*INSTRUCTIONS TO FOLLOW*. Pictures excluded, return the lines below from the first through the line holding "const LABEL_SIZE = 20;".

[Records]
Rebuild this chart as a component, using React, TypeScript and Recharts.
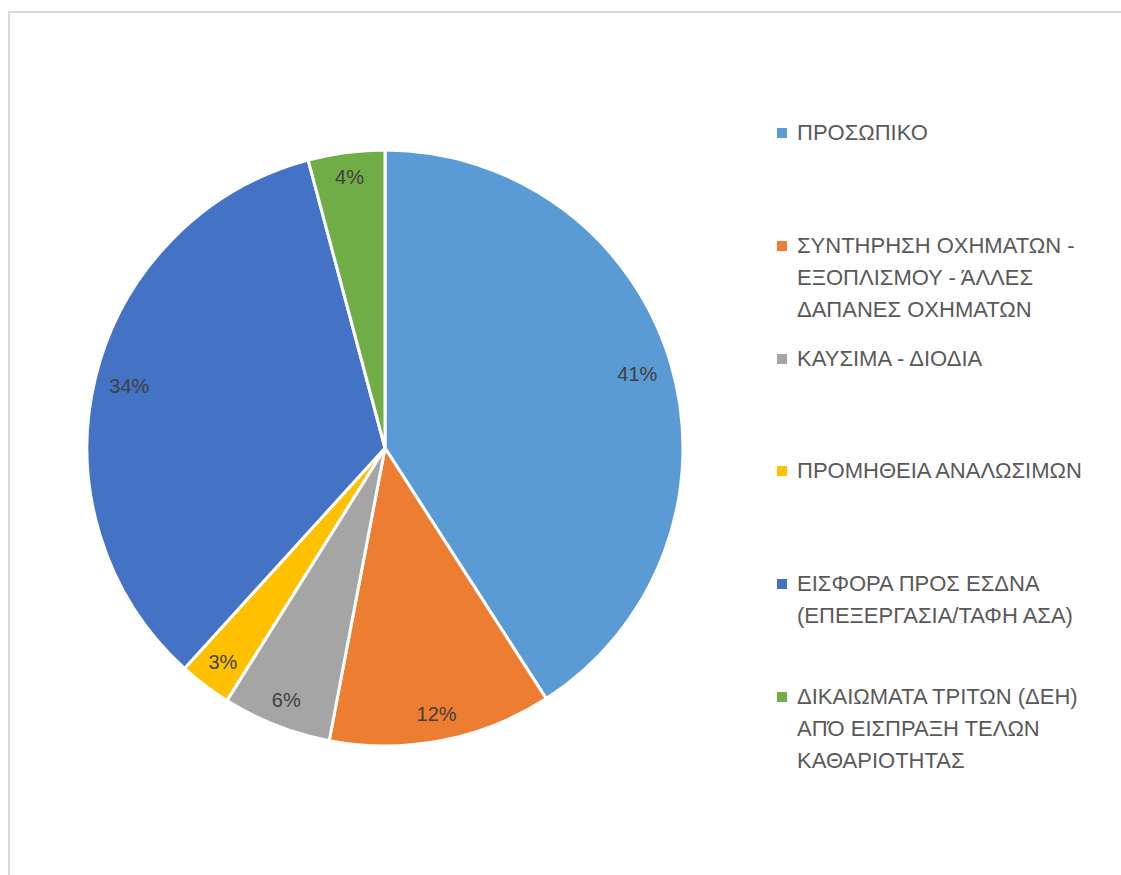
import React from 'react';
import { PieChart, Pie, Cell, Legend } from 'recharts';

// Κατανομή δαπανών καθαριότητας (%)
const categories = [
    'ΠΡΟΣΩΠΙΚΟ',
    'ΣΥΝΤΗΡΗΣΗ ΟΧΗΜΑΤΩΝ - ΕΞΟΠΛΙΣΜΟΥ - ΆΛΛΕΣ ΔΑΠΑΝΕΣ ΟΧΗΜΑΤΩΝ',
    'ΚΑΥΣΙΜΑ - ΔΙΟΔΙΑ',
    'ΠΡΟΜΗΘΕΙΑ ΑΝΑΛΩΣΙΜΩΝ',
    'ΕΙΣΦΟΡΑ ΠΡΟΣ ΕΣΔΝΑ (ΕΠΕΞΕΡΓΑΣΙΑ/ΤΑΦΗ ΑΣΑ)',
    'ΔΙΚΑΙΩΜΑΤΑ ΤΡΙΤΩΝ (ΔΕΗ) ΑΠΌ ΕΙΣΠΡΑΞΗ ΤΕΛΩΝ ΚΑΘΑΡΙΟΤΗΤΑΣ',
];
const shares = [40.9, 12.1, 5.9, 2.85, 34.1, 4.15];
const colors = ['#5B9BD5', '#ED7D31', '#A5A5A5', '#FFC000', '#4472C4', '#70AD47'];
const legendLines = [
    ['ΠΡΟΣΩΠΙΚΟ'],
    ['ΣΥΝΤΗΡΗΣΗ ΟΧΗΜΑΤΩΝ -', 'ΕΞΟΠΛΙΣΜΟΥ - ΆΛΛΕΣ', 'ΔΑΠΑΝΕΣ ΟΧΗΜΑΤΩΝ'],
    ['ΚΑΥΣΙΜΑ - ΔΙΟΔΙΑ'],
    ['ΠΡΟΜΗΘΕΙΑ ΑΝΑΛΩΣΙΜΩΝ'],
    ['ΕΙΣΦΟΡΑ ΠΡΟΣ ΕΣΔΝΑ', '(ΕΠΕΞΕΡΓΑΣΙΑ/ΤΑΦΗ ΑΣΑ)'],
    ['ΔΙΚΑΙΩΜΑΤΑ ΤΡΙΤΩΝ (ΔΕΗ)', 'ΑΠΌ ΕΙΣΠΡΑΞΗ ΤΕΛΩΝ', 'ΚΑΘΑΡΙΟΤΗΤΑΣ'],
];

const data = categories.map((name, i) => ({ name, value: shares[i] }));

const RADIAN = Math.PI / 180;
const LABEL_SIZE = 20;

// "inside end" label: push the text box out along the mid ray until its far corner is ~13px inside the rim
const renderLabel = ({ cx, cy, midAngle, outerRadius, percent }: any) => {
    const text = `${Math.round(percent * 100)}%`;
    const hw = ((text.length - 1) * 0.556 + 0.889) * LABEL_SIZE / 2;
    const hh = LABEL_SIZE / 2;
    const ux = Math.cos(-midAngle * RADIAN);
    const uy = Math.sin(-midAngle * RADIAN);
    const D = outerRadius - 13;
    const b = Math.abs(ux) * hw + Math.abs(uy) * hh;
    const c = hw * hw + hh * hh - D * D;
    const r = -b + Math.sqrt(b * b - c);
    return (
        <text x={cx + r * ux} y={cy + r * uy} fill="#404040" fontSize={LABEL_SIZE} textAnchor="middle" dominantBaseline="central">
            {text}
        </text>
    );
};

// legend in original category order (payload order isn't guaranteed)
const renderLegend = () => (
    <div>
        {categories.map((_, i) => (
            <div key={i} style={{ height: 112.8, display: 'flex', alignItems: 'flex-start' }}>
                <span style={{ width: 10, height: 10, background: colors[i], marginTop: 11, marginRight: 10, flexShrink: 0 }} />
                <div style={{ fontSize: 22, lineHeight: '32px', color: '#595959' }}>
                    {legendLines[i].map((line, j) => (
                        <div key={j} style={{ whiteSpace: 'nowrap' }}>{line}</div>
                    ))}
                </div>
            </div>
        ))}
    </div>
);

export default function App() {
    return (
        <>
            <style>{`body { margin: 0; overflow: hidden; }`}</style>
            <div
                style={{
                    marginLeft: 8,
                    marginTop: 11,
                    width: 1120,
                    height: 870,
                    borderTop: '2px solid #d9d9d9',
                    borderLeft: '2px solid #d9d9d9',
                    background: '#fff',
                    fontFamily: '"Liberation Sans", Arial, sans-serif',
                }}
            >
                <PieChart width={1100} height={850} margin={{ top: 0, right: 0, bottom: 0, left: 0 }}>
                    <Pie
                        data={data}
                        dataKey="value"
                        nameKey="name"
                        cx={375}
                        cy={435}
                        outerRadius={298}
                        startAngle={90}
                        endAngle={-270}
                        stroke="#fff"
                        strokeWidth={3}
                        label={renderLabel}
                        labelLine={false}
                        isAnimationActive={false}
                    >
                        {data.map((_, i) => (
                            <Cell key={i} fill={colors[i]} />
                        ))}
                    </Pie>
                    <Legend
                        layout="vertical"
                        verticalAlign="top"
                        align="right"
                        content={renderLegend}
                        wrapperStyle={{ left: 767, top: 104, width: 333 }}
                    />
                </PieChart>
            </div>
        </>
    );
}
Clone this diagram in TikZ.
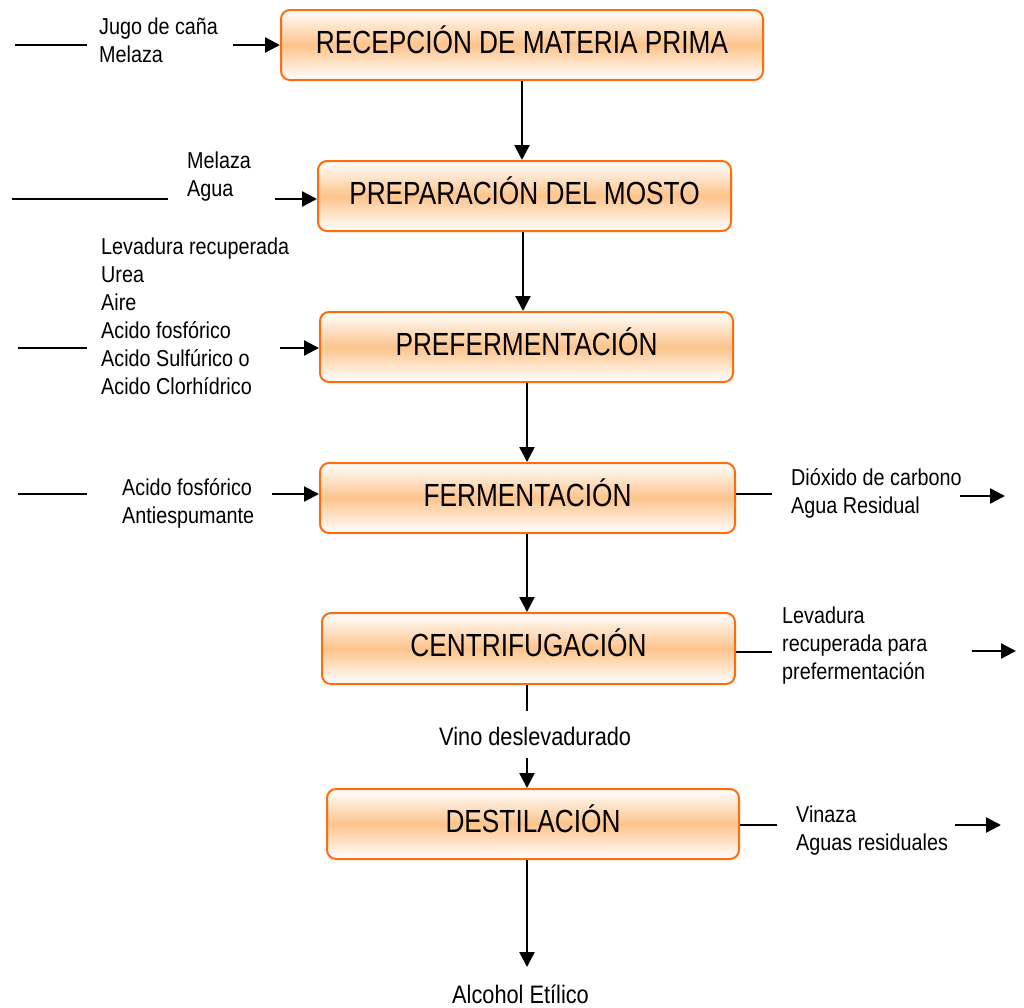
\documentclass[tikz,border=0pt]{standalone}
\usepackage{fontspec}
\setmainfont{Liberation Sans}[FakeStretch=0.82]
\newfontfamily\smallf{Liberation Sans}[FakeStretch=0.86]
\usetikzlibrary{arrows.meta}
\definecolor{boxedge}{RGB}{255,108,12}
\definecolor{boxmid}{RGB}{253,196,140}
\begin{document}
\begin{tikzpicture}[x=1pt,y=-1pt,
  proc/.style={draw=boxedge, line width=2pt, rounded corners=9pt, top color=white, bottom color=white, middle color=boxmid, minimum height=70pt, inner sep=0pt, text height=22pt, text depth=5.5pt, font=\fontsize{32}{38}\selectfont},
  lbl/.style={font=\smallf\fontsize{23}{28}\selectfont, align=left, inner sep=0pt, anchor=base west},
  biglbl/.style={lbl, font=\smallf\fontsize{25.3}{30}\selectfont},
  flow/.style={line width=2.3pt, -{Triangle[length=15pt,width=15pt]}},
  plain/.style={line width=1.5pt}]
\useasboundingbox (0,0) rectangle (1024,1007);

% process boxes
\node[proc, minimum width=482pt] (b1) at (522,45) {RECEPCIÓN DE MATERIA PRIMA};
\node[proc, minimum width=413pt] (b2) at (524.5,196) {PREPARACIÓN DEL MOSTO};
\node[proc, minimum width=413pt] (b3) at (526.5,347) {PREFERMENTACIÓN};
\node[proc, minimum width=415pt] (b4) at (527.5,498) {FERMENTACIÓN};
\node[proc, minimum width=413pt, minimum height=71pt] (b5) at (528.5,648.5) {CENTRIFUGACIÓN};
\node[proc, minimum width=412pt] (b6) at (533,824) {DESTILACIÓN};

% labels (anchored at the baseline of the last line)
\node[lbl] (t1) at (99,62) {Jugo de caña\\Melaza};
\node[lbl] (t2) at (187,196) {Melaza\\Agua};
\node[lbl] (t3) at (101,394) {Levadura recuperada\\Urea\\Aire\\Acido fosfórico\\Acido Sulfúrico o\\Acido Clorhídrico};
\node[lbl] (t4) at (122,523) {Acido fosfórico\\Antiespumante};
\node[lbl] (t5) at (791,513) {Dióxido de carbono\\Agua Residual};
\node[lbl] (t6) at (782,679) {Levadura\\recuperada para\\prefermentación};
\node[lbl] (t7) at (796,850) {Vinaza\\Aguas residuales};
\node[biglbl] (vino) at (439,745) {Vino deslevadurado};
\node[biglbl] (alc) at (452,1003) {Alcohol Etílico};

% coordinates
\coordinate (l1a) at (15,45);  \coordinate (l1b) at (87,45);  \coordinate (a1) at (233,45);
\coordinate (l2a) at (12,199); \coordinate (l2b) at (168,199); \coordinate (a2) at (275,199);
\coordinate (l3a) at (18,348); \coordinate (l3b) at (87,348);  \coordinate (a3) at (280,348);
\coordinate (l4a) at (18,494); \coordinate (l4b) at (87,494);  \coordinate (a4) at (272,494);
\coordinate (r4) at (772,494); \coordinate (o4a) at (960,496); \coordinate (o4b) at (1005,496);
\coordinate (r5) at (772,652); \coordinate (o5a) at (972,651); \coordinate (o5b) at (1016,651);
\coordinate (r6) at (777,825); \coordinate (o6a) at (955,825); \coordinate (o6b) at (1001,825);
\coordinate (c3) at (527,383); \coordinate (c4) at (527,533);
\coordinate (c5) at (527,711); \coordinate (c6) at (527,758); \coordinate (d6) at (527,967);

% main flow
\draw[flow] (b1.south) -- (b1.south |- b2.north);
\draw[flow] ([xshift=-1.5pt]b2.south) -- ([xshift=-1.5pt]b2.south |- b3.north);
\draw[flow] (c3 |- b3.south) -- (c3 |- b4.north);
\draw[flow] (c4 |- b4.south) -- (c4 |- b5.north);
\draw[plain, line width=2.3pt] (c5 |- b5.south) -- (c5);
\draw[flow] (c6) -- (c6 |- b6.north);
\draw[flow] (d6 |- b6.south) -- (d6);

% inputs
\draw[plain] (l1a) -- (l1b); \draw[flow] (a1) -- (b1.west);
\draw[plain] (l2a) -- (l2b); \draw[flow] (a2) -- (b2.west |- a2);
\draw[plain] (l3a) -- (l3b); \draw[flow] (a3) -- (b3.west |- a3);
\draw[plain] (l4a) -- (l4b); \draw[flow] (a4) -- (b4.west |- a4);

% outputs
\draw[plain] (b4.east |- r4) -- (r4); \draw[flow] (o4a) -- (o4b);
\draw[plain] (b5.east |- r5) -- (r5); \draw[flow] (o5a) -- (o5b);
\draw[plain] (b6.east |- r6) -- (r6); \draw[flow] (o6a) -- (o6b);
\end{tikzpicture}
\end{document}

*ANSWER FOR THE TASK*.
Rebuild this chart as a component, using React, TypeScript and Recharts.
import React from 'react';
import { PieChart, Pie, Cell, Legend } from 'recharts';

// Κατανομή δαπανών καθαριότητας (%)
const categories = [
    'ΠΡΟΣΩΠΙΚΟ',
    'ΣΥΝΤΗΡΗΣΗ ΟΧΗΜΑΤΩΝ - ΕΞΟΠΛΙΣΜΟΥ - ΆΛΛΕΣ ΔΑΠΑΝΕΣ ΟΧΗΜΑΤΩΝ',
    'ΚΑΥΣΙΜΑ - ΔΙΟΔΙΑ',
    'ΠΡΟΜΗΘΕΙΑ ΑΝΑΛΩΣΙΜΩΝ',
    'ΕΙΣΦΟΡΑ ΠΡΟΣ ΕΣΔΝΑ (ΕΠΕΞΕΡΓΑΣΙΑ/ΤΑΦΗ ΑΣΑ)',
    'ΔΙΚΑΙΩΜΑΤΑ ΤΡΙΤΩΝ (ΔΕΗ) ΑΠΌ ΕΙΣΠΡΑΞΗ ΤΕΛΩΝ ΚΑΘΑΡΙΟΤΗΤΑΣ',
];
const shares = [40.9, 12.1, 5.9, 2.85, 34.1, 4.15];
const colors = ['#5B9BD5', '#ED7D31', '#A5A5A5', '#FFC000', '#4472C4', '#70AD47'];
const legendLines = [
    ['ΠΡΟΣΩΠΙΚΟ'],
    ['ΣΥΝΤΗΡΗΣΗ ΟΧΗΜΑΤΩΝ -', 'ΕΞΟΠΛΙΣΜΟΥ - ΆΛΛΕΣ', 'ΔΑΠΑΝΕΣ ΟΧΗΜΑΤΩΝ'],
    ['ΚΑΥΣΙΜΑ - ΔΙΟΔΙΑ'],
    ['ΠΡΟΜΗΘΕΙΑ ΑΝΑΛΩΣΙΜΩΝ'],
    ['ΕΙΣΦΟΡΑ ΠΡΟΣ ΕΣΔΝΑ', '(ΕΠΕΞΕΡΓΑΣΙΑ/ΤΑΦΗ ΑΣΑ)'],
    ['ΔΙΚΑΙΩΜΑΤΑ ΤΡΙΤΩΝ (ΔΕΗ)', 'ΑΠΌ ΕΙΣΠΡΑΞΗ ΤΕΛΩΝ', 'ΚΑΘΑΡΙΟΤΗΤΑΣ'],
];

const data = categories.map((name, i) => ({ name, value: shares[i] }));

const RADIAN = Math.PI / 180;
const LABEL_SIZE = 20;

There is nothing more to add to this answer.